The culture war and moral politics
The following is an excerpt from Chapter Five of David McKnight, 'Beyond Right and Left: New Politics and the Culture War', (Allen & Unwin, Sydney, 2005).
[Apart from the Iraq war]'there is another war of values, and it is the culture war being fought within the West. This is the war between those who feel that on the whole our values and traditions are sound, and those among the intellectuals who argue that they are simply a cloak for racism and brute power.
- Editorial, The Australian, 12 April 2003
At its heart Howardism is about the culture war. Howard knows that Australia must change and he has long championed economic liberalism and deregulation. But Howard sees no need for cultural reinvention driven by the urban intellectual elites.
- Paul Kelly, The Australian, 27 October 2001
In early 2004, the Prime Minister, John Howard, sparked a brief but intense national debate about the values taught in public and private schools. Parents were increasingly sending their children to private schools because, he said, 'they feel that government schools have become too politically correct and too values-neutral'. The acting Education Minister, Peter McGauran joined in, adding that too many government schools were 'hostile or apathetic to Australian heritage and values'. Treasurer Peter Costello backed his leader. Parents turned to private schools, he said, because they delivered hard work, achievement by effort, respect for other people and strong academic standards.
At first glance these comments seem oddly misplaced. The public-private divide in education was perceived as a weak point for John Howard's coalition. In 2004 his government had given $4.7 billion to private schools, including some of the nation's most elite, doubling the $1.9 billion it gave when first elected in 1996. Moreover, school education is largely a responsibility of the states, not the federal government.
Why then was he intervening? His remarks made sense on two levels and they give an insight into how a new dimension has entered Australian politics. In the short term, the values-in-education issue was good politics. Said one commentator: '[Howard] wanted Labor to respond by engaging him on that issue because by doing so he would turn the debate on education (on which he is weak) into a debate about political correctness (on which he is strong). The unions and others bit hard-.[Mark Latham] refused to engage the debate on Howard's terms. He knows that most people in his electorate agree with Howard.'1
In the longer term, the values issue was part of a broader strategy. A perceptive editorial in The Age commented that it was difficult to discern any real difference between and state and private schools. It added, 'This is all about Mr Howard's view that there is an ongoing culture war. It is not that schools are values neutral but rather that he does not like the values taught in schools - public and private.' 2
In the short term, the culture war is about shaping and mobilising certain values in the community in order to win elections. In particular it is about dividing your opponents on the basis of issues about values. A revealing indication of this came after Labor's defeat at the 2001 election, Paul Kelly of The Australian had predicted that Howard 'is going to focus on social policy this term and set out to smash the post-Whitlam political alliance between the working class and the tertiary educated Left that defines modern Labor - [Howard] senses that the 30 year alliance of the Australian Left is collapsing because of its fundamental contradictions'.3 Kelly rejected the idea that this strategy was merely about 'wedge politics' to win elections. Instead it was about carving out a new policy direction on social issues which had been the preserve of the Left for many years. No doubt both statements are true.

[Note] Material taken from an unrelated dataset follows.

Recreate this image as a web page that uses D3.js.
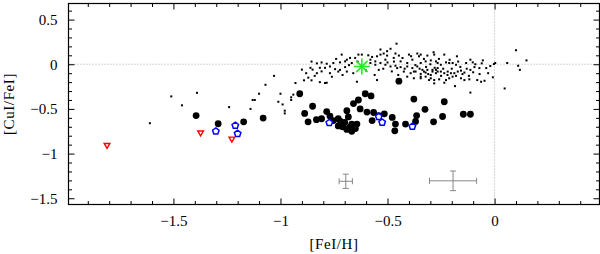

But the culture war is also about giving the Liberal government a moral legitimacy. Just a couple of days after Howard's comments about values and education one of the most ideological members in the government, Tony Abbott, attacked the 'chattering classes' and the 'politically correct establishment' at a conference of Young Liberals. To most of its critics 'the Howard Government is not just mistaken but morally illegitimate,' he said.4 This taint of moral illegitimacy worried Abbott, particularly in an election year. He responded that 'moral courage is doing what's right when people who should know better declare you're wrong'. The Howard government had demonstrated such courage on tax reform, East Timor, work for the dole and stopping refugee boats and joining the war on Iraq. On Iraq he noted that the government 'sent Australian forces into action in the teeth of public opinion' because it was the right thing to do. Abbott conclude his moral defence of the Howard Government by arguing that 'it's the Government's participation in the 'culture wars' which has most put out its habitual critics. Especially in an election year, the moral case for the Howard Government ought to be made - because the best government since Bob Menzies deserves a fair trial.'
It's true that government sometimes get public respect when they are perceived to be doing what's right, rather than what's advantageous. There is a new hunger what is called 'conviction politics'. But this situation marks a change in the way governments and oppositions conduct political discourse. It's rare for politicians to openly debate their success in terms of morality. Most politicians conceive of government in terms of the material benefits, resources and policies it produces, rather than the shaping of culture and values.
1. Michael Costello, The Australian, 30 January 2004.
2. The Age, 22 Jan 2004
3. The Australian, 7 August 2002.
4. Tony Abbott, 'The Moral Case for the Howard Government', Speech to the Young Liberals issued by the Minister for Health and Ageing, 23 January 2004. (Extract also published in SMH 23 Jan 2004).